The recent guidelines from the Reserve Bank of India (RBI) on first loss default guarantee (FLDG) offer much-needed clarity in digital lending yet there could be some near-term impact because of the new structure, ratings agency CRISIL said on June 12.
"The guidelines give clarity on digital lending for banks and NBFCs concerning FLDG. Even though there could be a near-term impact on business volume," CRISIL said.
On June 8, the RBI introduced guidelines on FLDG.
Any other implicit guarantee of similar nature linked to the performance of the loan portfolio of the RE (regulated entity) and specified upfront shall also be covered under the definition of DLG," the central bank said.
However, the agency highlighted that the RBI has tightened norms on the extent and form of FLDG cover, and recognition of NPAs in partnership models which include limiting FLDG to 5 percent of the loan portfolio and not allowing corporate guarantees as a form of FLDG.
Ajit Velonie, Senior Director at CRISIL Ratings, highlighted that some existing partnerships where FLDG is present would be affected by the new guidelines.

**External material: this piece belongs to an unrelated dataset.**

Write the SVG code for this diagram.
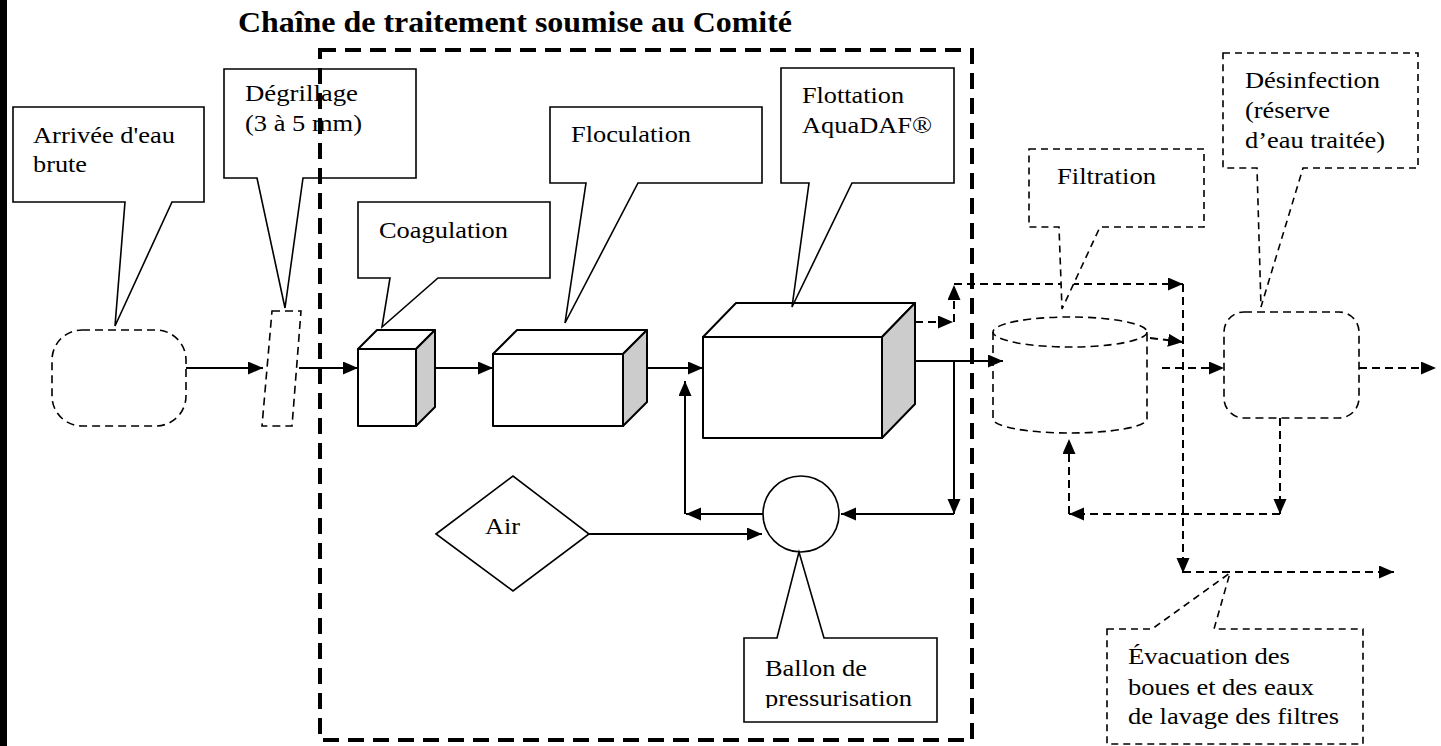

“We estimate that a substantial proportion of partnership/co-lending arrangements where FLDG is present, especially those with unsecured personal loan and business loan lenders, currently carry an FLDG cover of above 5 percent. These segments would be affected by the new guidelines," Velonie said.
Similarly, Subha Sri Narayanan, Director at CRISIL Ratings said a drop in volumes in segments with relatively higher FLDG is expected.
"We expect the co-lending market to see a drop in volumes in segments with relatively higher FLDG and the market may see sourcing lenders adapting their business models to align with the revised regulations," said Narayanan.
In September 2022, the RBI prohibited regulated entities from entering into FLDG arrangements with unregulated entities. It had said that the loan offered to a consumer is ‘strictly between the lender and the consumer,’ and the fintech partner is just a loan originator, basically like an agent.
Now, the central bank has permitted regulated entities to enter into FLDG arrangements with unregulated entities, subject to a 5 percent cap.
According to the new framework, the default cover could be provided for up to 5 percent of the loan portfolio and shall be invoked within a maximum overdue period of 120 days.